Anthony Trollope and Stephen King on writing ten pages per day

Aug 20, 2012 | Writing Convolutes

Two prolific writers from two different centuries agree: 10 pages a day keeps… uh, “not being prolific” away.

All those I think who have lived as literary men,—working daily as literary labourers,—will agree with me that three hours a day will produce as much as a man ought to write. But then he should so have trained himself that he shall be able to work continuously during those three hours,—so have tutored his mind that it shall not be necessary for him to sit nibbling his pen, and gazing at the wall before him, till he shall have found the words with which he wants to express his ideas. It had at this time become my custom,—and it still is my custom, though of late I have become a little lenient to myself,—to write with my watch before me, and to require from myself 250 words every quarter of an hour.
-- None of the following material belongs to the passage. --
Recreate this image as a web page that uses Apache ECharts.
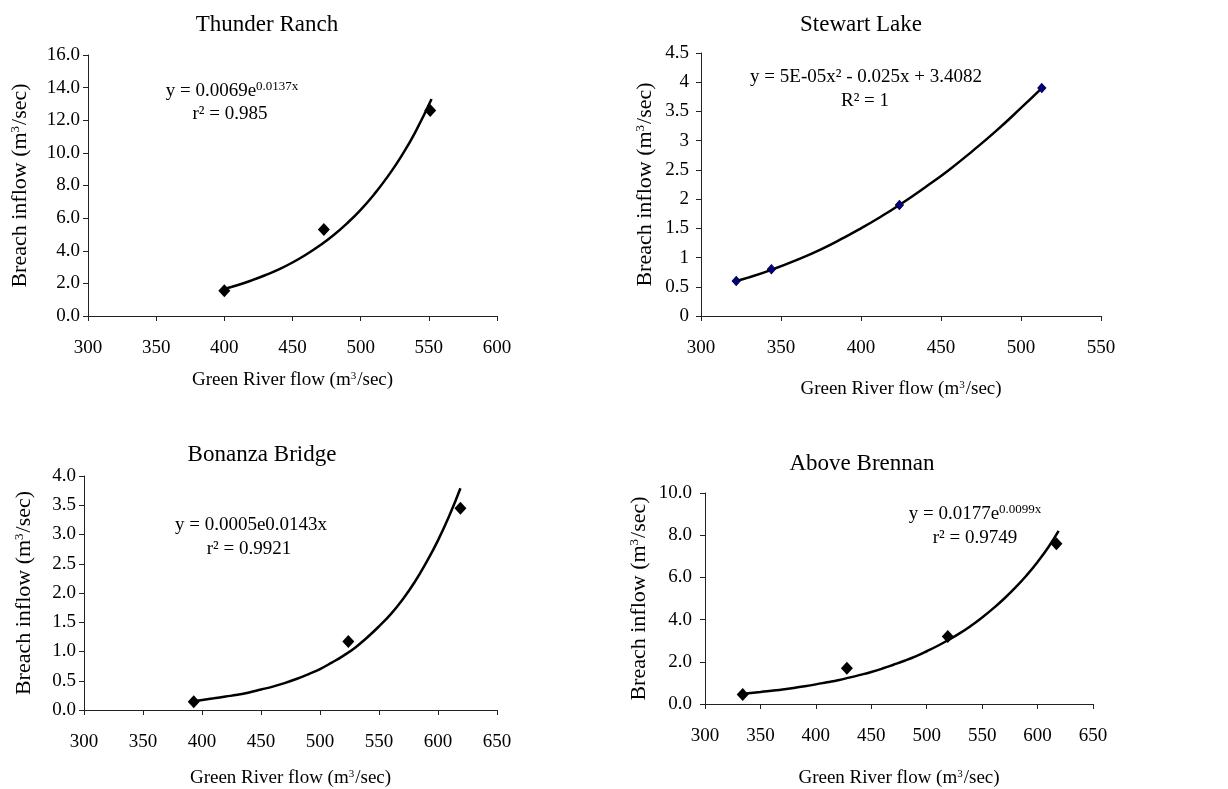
<!DOCTYPE html>
<html>
<head>
<meta charset="utf-8">
<title>Breach inflow vs Green River flow</title>
<script src="https://cdn.jsdelivr.net/npm/echarts@6/dist/echarts.min.js"></script>
<style>
  html, body { margin: 0; padding: 0; background: #fff; }
  #chart { width: 1228px; height: 789px; }
</style>
</head>
<body>
<div id="chart"></div>
<script>
// Thunder Ranch
const trFlow = [400, 473, 551];
const trInflow = [1.55, 5.3, 12.6];
const trFitFlow = [400, 410, 420, 430, 440, 450, 460, 470, 480, 490, 500, 510, 520, 530, 540, 552];
const trFitInflow = [1.66, 1.9, 2.18, 2.5, 2.86, 3.28, 3.77, 4.32, 4.95, 5.68, 6.51, 7.47, 8.57, 9.82, 11.26, 13.3];

// Stewart Lake
const slFlow = [322, 344, 424, 513];
const slInflow = [0.6, 0.8, 1.9, 3.9];
const slFitFlow = [322, 330, 344, 360, 375, 390, 400, 410, 424, 440, 455, 470, 485, 500, 513];
const slFitInflow = [0.6, 0.66, 0.79, 0.96, 1.14, 1.35, 1.5, 1.66, 1.9, 2.2, 2.5, 2.83, 3.18, 3.56, 3.9];

// Bonanza Bridge
const bbFlow = [393, 524, 619];
const bbInflow = [0.14, 1.17, 3.45];
const bbFitFlow = [396, 410, 420, 430, 440, 450, 460, 470, 480, 490, 500, 510, 520, 530, 540, 550, 560, 570, 580, 590, 600, 610, 619];
const bbFitInflow = [0.16, 0.2, 0.23, 0.26, 0.3, 0.35, 0.4, 0.46, 0.53, 0.61, 0.7, 0.81, 0.93, 1.07, 1.24, 1.43, 1.64, 1.89, 2.18, 2.52, 2.9, 3.34, 3.79];

// Above Brennan
const abFlow = [334, 428, 519, 617];
const abInflow = [0.45, 1.7, 3.2, 7.6];
const abFitFlow = [335, 350, 360, 370, 380, 390, 400, 410, 420, 430, 440, 450, 460, 470, 480, 490, 500, 510, 520, 530, 540, 550, 560, 570, 580, 590, 600, 610, 619];
const abFitInflow = [0.49, 0.57, 0.63, 0.69, 0.76, 0.84, 0.93, 1.03, 1.13, 1.25, 1.38, 1.52, 1.68, 1.86, 2.05, 2.26, 2.5, 2.76, 3.05, 3.36, 3.71, 4.1, 4.53, 5.0, 5.52, 6.09, 6.73, 7.45, 8.2];

const titles = ['Thunder Ranch', 'Stewart Lake', 'Bonanza Bridge', 'Above Brennan'];

const FONT = 'Liberation Serif';
const chart = echarts.init(document.getElementById('chart'));

const zip = (xs, ys) => xs.map((x, i) => [x, ys[i]]);

const grids = [
  { left: 88, top: 55, width: 409, height: 261 },
  { left: 701, top: 53, width: 400, height: 263 },
  { left: 84, top: 476, width: 413, height: 235 },
  { left: 705, top: 493, width: 388, height: 212 }
];

const xRanges = [[300, 600], [300, 550], [300, 650], [300, 650]];
const yRanges = [[0, 16, 2], [0, 4.5, 0.5], [0, 4, 0.5], [0, 10, 2]];
const yFixed = [true, false, true, true];
const yNameGap = [57, 45, 49, 55];
const yLabelMargin = [8, 12, 8, 13];
const xNameGap = [55, 64, 59, 65];

const nameRich = {
  a: { fontFamily: FONT, fontSize: 19, color: '#000' },
  s: { fontFamily: FONT, fontSize: 11, color: '#000', verticalAlign: 'top', padding: [0, 1, 8, 0] }
};
const yNameRich = {
  a: { fontFamily: FONT, fontSize: 22, color: '#000' },
  s: { fontFamily: FONT, fontSize: 13, color: '#000', verticalAlign: 'top', padding: [0, 1, 9, 0] }
};

const axisLine = { show: true, lineStyle: { color: '#222', width: 1 } };
const axisTick = { show: true, inside: false, length: 5, lineStyle: { color: '#222', width: 1 } };

const xAxis = grids.map((g, i) => ({
  type: 'value',
  gridIndex: i,
  min: xRanges[i][0],
  max: xRanges[i][1],
  interval: 50,
  name: '{a|Green River flow (m}{s|3}{a|/sec)}',
  nameLocation: 'middle',
  nameGap: xNameGap[i],
  nameTextStyle: { rich: nameRich },
  axisLine: axisLine,
  axisTick: axisTick,
  splitLine: { show: false },
  axisLabel: { fontFamily: FONT, fontSize: 19, color: '#000', margin: 23 }
}));

const yAxis = grids.map((g, i) => ({
  type: 'value',
  gridIndex: i,
  min: yRanges[i][0],
  max: yRanges[i][1],
  interval: yRanges[i][2],
  name: '{a|Breach inflow (m}{s|3}{a|/sec)}',
  nameLocation: 'middle',
  nameRotate: 90,
  nameGap: yNameGap[i],
  nameTextStyle: { rich: yNameRich },
  axisLine: axisLine,
  axisTick: axisTick,
  splitLine: { show: false },
  axisLabel: {
    fontFamily: FONT, fontSize: 19, color: '#000', margin: yLabelMargin[i],
    formatter: yFixed[i] ? (v) => v.toFixed(1) : (v) => String(v)
  }
}));

const fits = [zip(trFitFlow, trFitInflow), zip(slFitFlow, slFitInflow), zip(bbFitFlow, bbFitInflow), zip(abFitFlow, abFitInflow)];
const pts = [zip(trFlow, trInflow), zip(slFlow, slInflow), zip(bbFlow, bbInflow), zip(abFlow, abInflow)];

const series = [];
fits.forEach((d, i) => {
  series.push({
    type: 'line',
    xAxisIndex: i,
    yAxisIndex: i,
    data: d,
    smooth: true,
    showSymbol: false,
    silent: true,
    lineStyle: { color: '#000', width: 2.5 },
    z: 2
  });
  series.push({
    type: 'scatter',
    xAxisIndex: i,
    yAxisIndex: i,
    data: pts[i],
    symbol: 'diamond',
    symbolSize: i === 1 ? [8, 9] : [12, 13],
    itemStyle: i === 1
      ? { color: '#000080', borderColor: '#000050', borderWidth: 1, opacity: 1 }
      : { color: '#000', opacity: 1 },
    z: 3
  });
});

const eqRich = {
  b: { fontFamily: FONT, fontSize: 19, fill: '#000', color: '#000', lineHeight: 22 },
  s: { fontFamily: FONT, fontSize: 13, fill: '#000', color: '#000', lineHeight: 22, verticalAlign: 'top' }
};

function txt(x, y, text, size, rich) {
  return {
    type: 'text',
    x: x,
    y: y,
    style: {
      text: text,
      font: size + 'px "' + FONT + '"',
      fill: '#000',
      align: 'center',
      verticalAlign: 'middle',
      rich: rich
    }
  };
}

const graphic = [
  txt(267, 25, titles[0], 23),
  txt(861, 25, titles[1], 23),
  txt(262, 455, titles[2], 23),
  txt(862, 464, titles[3], 23),
  txt(232, 91, '{b|y = 0.0069e}{s|0.0137x}', 19, eqRich),
  txt(230, 114, '{b|r² = 0.985}', 19, eqRich),
  txt(866, 77, '{b|y = 5E-05x² - 0.025x + 3.4082}', 19, eqRich),
  txt(865, 101, '{b|R² = 1}', 19, eqRich),
  txt(251, 525, '{b|y = 0.0005e0.0143x}', 19, eqRich),
  txt(249, 549, '{b|r² = 0.9921}', 19, eqRich),
  txt(975, 514, '{b|y = 0.0177e}{s|0.0099x}', 19, eqRich),
  txt(975, 538, '{b|r² = 0.9749}', 19, eqRich)
];

chart.setOption({
  animation: false,
  backgroundColor: '#fff',
  grid: grids,
  xAxis: xAxis,
  yAxis: yAxis,
  series: series,
  graphic: graphic
});
</script>
</body>
</html>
I have found that the 250 words have been forthcoming as regularly as my watch went. But my three hours were not devoted entirely to writing. I always began my task by reading the work of the day before, an operation which would take me half an hour, and which consisted chiefly in weighing with my ear the sound of the words and phrases. […] This division of time allowed me to produce over ten pages of an ordinary novel volume a day, and if kept up through ten months, would have given as its results three novels of three volumes each in the year;—the precise amount which so greatly acerbated the publisher in Paternoster Row, and which must at any rate be felt to be quite as much as the novel-readers of the world can want from the hands of one man.

— Anthony Trollope, An Autobiography, ch. 15

 

I like to get ten pages a day, which amounts to 2,000 words. […] On some days those ten pages come easily; I’m up and out and doing errands by eleven-thirty in the morning, perky as a rat in liverwurst. More frequently, as I grow older, I find myself eating lunch at my desk and finishing the day’s work around one-thirty in the afternoon. Sometimes, when the words come hard, I’m still fiddling around at teatime. Either way is fine with me, but only under dire circumstances do I allow myself to shut down before I get my 2,000 words.